Your objective.
Write each line of the material exactly as given, from the top through the line that contains "plt.rcParams['axes.unicode_minus'] = False", and omit all pictures.

** BEGIN **

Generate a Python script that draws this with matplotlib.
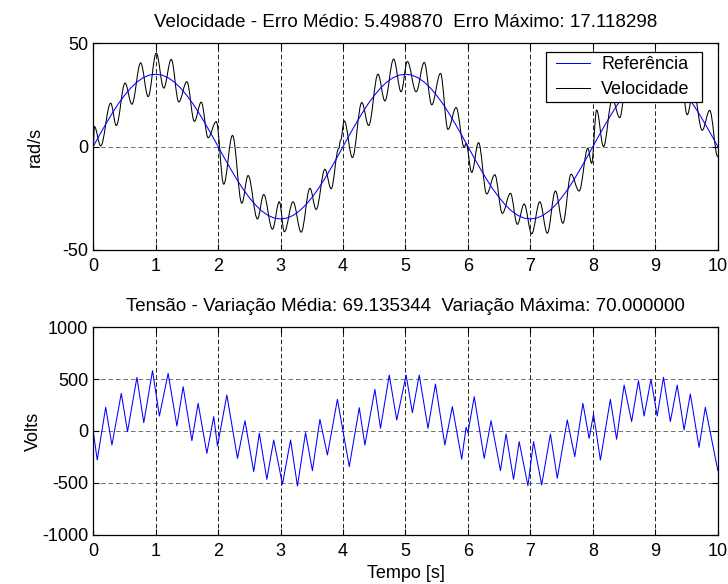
# coding = utf-8
from matplotlib import pyplot as plt
from matplotlib.path import Path
from matplotlib.patches import PathPatch
from matplotlib.lines import Line2D
from matplotlib.legend_handler import HandlerLine2D

plt.rcParams['font.family'] = ['Liberation Sans', 'DejaVu Sans']
plt.rcParams['font.size'] = 13
plt.rcParams['axes.unicode_minus'] = False

# referencia de velocidade (rad/s), amostrada a cada 0.1 s
ref_t = [i / 10 for i in range(101)]
ref_v = [0, 5.5, 10.8, 15.9, 20.6, 24.7, 28.3, 31.2, 33.3, 34.6,
         35, 34.6, 33.3, 31.2, 28.3, 24.7, 20.6, 15.9, 10.8, 5.5,
         0, -5.5, -10.8, -15.9, -20.6, -24.7, -28.3, -31.2, -33.3, -34.6,
         -35, -34.6, -33.3, -31.2, -28.3, -24.7, -20.6, -15.9, -10.8, -5.5,
         0, 5.5, 10.8, 15.9, 20.6, 24.7, 28.3, 31.2, 33.3, 34.6,
         35, 34.6, 33.3, 31.2, 28.3, 24.7, 20.6, 15.9, 10.8, 5.5,
         0, -5.5, -10.8, -15.9, -20.6, -24.7, -28.3, -31.2, -33.3, -34.6,
         -35, -34.6, -33.3, -31.2, -28.3, -24.7, -20.6, -15.9, -10.8, -5.5,
         0, 5.5, 10.8, 15.9, 20.6, 24.7, 28.3, 31.2, 33.3, 34.6,
         35, 34.6, 33.3, 31.2, 28.3, 24.7, 20.6, 15.9, 10.8, 5.5,
         0]

# velocidade medida (picos e vales)
vel_t = [0.00, 0.02, 0.12, 0.28, 0.37, 0.51, 0.62, 0.76, 0.88, 1.01,
         1.13, 1.25, 1.37, 1.50, 1.62, 1.73, 1.84, 1.97, 2.09, 2.23,
         2.38, 2.48, 2.63, 2.73, 2.87, 2.98, 3.06, 3.20, 3.33, 3.47,
         3.57, 3.71, 3.81, 3.93, 3.96, 4.02, 4.15, 4.30, 4.41, 4.56,
         4.67, 4.81, 4.93, 5.03, 5.17, 5.30, 5.42, 5.56, 5.68, 5.81,
         5.94, 5.97, 6.06, 6.17, 6.30, 6.43, 6.55, 6.68, 6.79, 6.90,
         7.02, 7.15, 7.27, 7.40, 7.52, 7.65, 7.78, 7.92, 7.98, 8.06,
         8.17, 8.31, 8.43, 8.55, 8.67, 8.78, 8.87, 8.98, 9.08, 9.18,
         9.29, 9.40, 9.51, 9.61, 9.75, 9.87, 10.0]
vel_v = [0, 9.7, 0.3, 21, 10.2, 30.7, 20.5, 40.5, 24.2, 45.2,
         28.3, 42.2, 21.6, 31.4, 12.2, 21.5, 4.3, 12.1, -18.2, 5.4,
         -27.4, -14, -35, -23.2, -40, -26.7, -41.2, -26.7, -41.4, -20.2,
         -30.4, -11, -20.4, -1, 3, 12.4, -5.3, 21.3, 10.2, 35,
         22.1, 42.3, 26.5, 41.2, 26.5, 40.7, 20.2, 35.4, 8.3, 18.9,
         -0.3, 1.5, -12.5, 1.9, -22.9, -13.6, -32.3, -22.6, -37.6, -27.8,
         -42.2, -26.7, -41.9, -21.5, -37.1, -13.4, -21.5, -0.8, -8.1, 17.7,
         0, 23, 14, 34.6, 21.4, 42, 25.3, 45, 26.7, 42.6,
         22.4, 36.3, 15.4, 27, 7.9, 17.5, -5]

# tensao aplicada (vertices da serra)
volt_t = [0.00, 0.065, 0.20, 0.30, 0.45, 0.55, 0.70, 0.81, 0.95, 1.06,
          1.20, 1.34, 1.44, 1.58, 1.68, 1.82, 1.93, 1.99, 2.14, 2.31,
          2.43, 2.57, 2.66, 2.78, 2.89, 3.03, 3.16, 3.27, 3.40, 3.51,
          3.63, 3.75, 3.91, 4.10, 4.26, 4.35, 4.51, 4.60, 4.74, 4.86,
          5.01, 5.11, 5.22, 5.36, 5.48, 5.63, 5.75, 5.90, 5.97, 6.00,
          6.10, 6.26, 6.37, 6.52, 6.61, 6.73, 6.82, 6.96, 7.05, 7.18,
          7.32, 7.43, 7.59, 7.71, 7.84, 7.94, 8.01, 8.12, 8.28, 8.38,
          8.50, 8.62, 8.73, 8.82, 8.93, 9.03, 9.13, 9.24, 9.35, 9.46,
          9.56, 9.70, 9.80, 10.0]
volt_v = [0, -279, 228, -135, 362, -6, 516, 80, 580, 144,
          554, 48, 426, -93, 266, -215, 138, -144, 346, -263,
          99, -391, -22, -465, -87, -513, -87, -529, -16, -381,
          112, -231, 304, -343, 224, -135, 400, 26, 538, 106,
          538, 176, 538, 26, 452, -135, 234, -272, 35, -16,
          330, -263, 99, -381, -29, -465, -103, -527, -103, -519,
          -29, -455, 106, -247, 266, -71, 163, -279, 304, -80,
          442, 90, 484, 144, 497, 144, 516, 90, 442, 10,
          356, -157, 228, -380]

x_ticks = range(0, 11)
top_yticks = [-50, 0, 50]
bot_yticks = [-1000, -500, 0, 500, 1000]

top_title = 'Velocidade - Erro Médio: 5.498870  Erro Máximo: 17.118298'
bot_title = 'Tensão - Variação Média: 69.135344  Variação Máxima: 70.000000'

fig = plt.figure(figsize=(7.28, 5.84), dpi=100)


def estilo(ax, yticks):
    # eixos estilo matlab: ticks para dentro em todos os lados e grade tracejada
    ax.set_xlim(0, 10)
    ax.set_xticks(x_ticks)
    ax.set_yticks(yticks)
    ax.tick_params(direction='in', top=True, right=True, length=4, width=0.8, labelsize=13)
    ax.tick_params(axis='x', pad=5.5)
    ax.tick_params(axis='y', pad=3.5)
    for s in ax.spines.values():
        s.set_linewidth(0.9)
    ax.xaxis.grid(True, color='k', linestyle=(0, (5.5, 3)), linewidth=0.6)
    ax.yaxis.grid(True, color='0.35', linestyle=(0, (5.5, 3.5)), linewidth=0.6)
    ax.set_axisbelow(True)


def curva_suave(ax, xs, ys, **kw):
    # liga os picos e vales com curvas de bezier (tangente horizontal em cada ponto)
    verts = [(xs[0], ys[0])]
    codes = [Path.MOVETO]
    for i in range(len(xs) - 1):
        d = (xs[i + 1] - xs[i]) * 0.363
        verts += [(xs[i] + d, ys[i]), (xs[i + 1] - d, ys[i + 1]), (xs[i + 1], ys[i + 1])]
        codes += [Path.CURVE4] * 3
    ax.add_patch(PathPatch(Path(verts, codes), fill=False, **kw))


# grafico de cima
ax1 = fig.add_axes([0.128, 0.572, 0.858, 0.354])
ax1.plot(ref_t, ref_v, color='#0000ff', linewidth=0.75, label='Referência')
curva_suave(ax1, vel_t, vel_v, edgecolor='k', linewidth=0.75)
ax1.plot([], [], color='k', linewidth=0.75, label='Velocidade')
ax1.set_ylim(-50, 50)
estilo(ax1, top_yticks)
ax1.set_ylabel('rad/s')
ax1.yaxis.set_label_coords(-0.079, 0.5)
ax1.set_title(top_title, fontsize=13.5, pad=11.7)
leg = ax1.legend(loc='upper left', bbox_to_anchor=(0.7246, 0.5, 0.2501, 0.4565), mode='expand',
                 fancybox=False, shadow=False, framealpha=1, edgecolor='k', fontsize=13,
                 handlelength=2.23, borderpad=0.2, labelspacing=0.46, borderaxespad=0,
                 handletextpad=0.65, handler_map={Line2D: HandlerLine2D(xpad=0.39)})
leg.get_frame().set_linewidth(0.9)

# grafico de baixo
ax2 = fig.add_axes([0.128, 0.084, 0.858, 0.356])
ax2.plot(volt_t, volt_v, color='#0000ff', linewidth=0.75)
ax2.set_ylim(-1000, 1000)
estilo(ax2, bot_yticks)
ax2.set_ylabel('Volts')
ax2.yaxis.set_label_coords(-0.082, 0.5)
ax2.set_xlabel('Tempo [s]')
ax2.xaxis.set_label_coords(0.5, -0.144)
ax2.set_title(bot_title, fontsize=13.5, pad=11.7)

plt.savefig('out.png')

** END **

Response to this exercise.
Generate a Python script that draws this with matplotlib.
# coding = utf-8
from matplotlib import pyplot as plt
from matplotlib.path import Path
from matplotlib.patches import PathPatch
from matplotlib.lines import Line2D
from matplotlib.legend_handler import HandlerLine2D

plt.rcParams['font.family'] = ['Liberation Sans', 'DejaVu Sans']
plt.rcParams['font.size'] = 13
plt.rcParams['axes.unicode_minus'] = False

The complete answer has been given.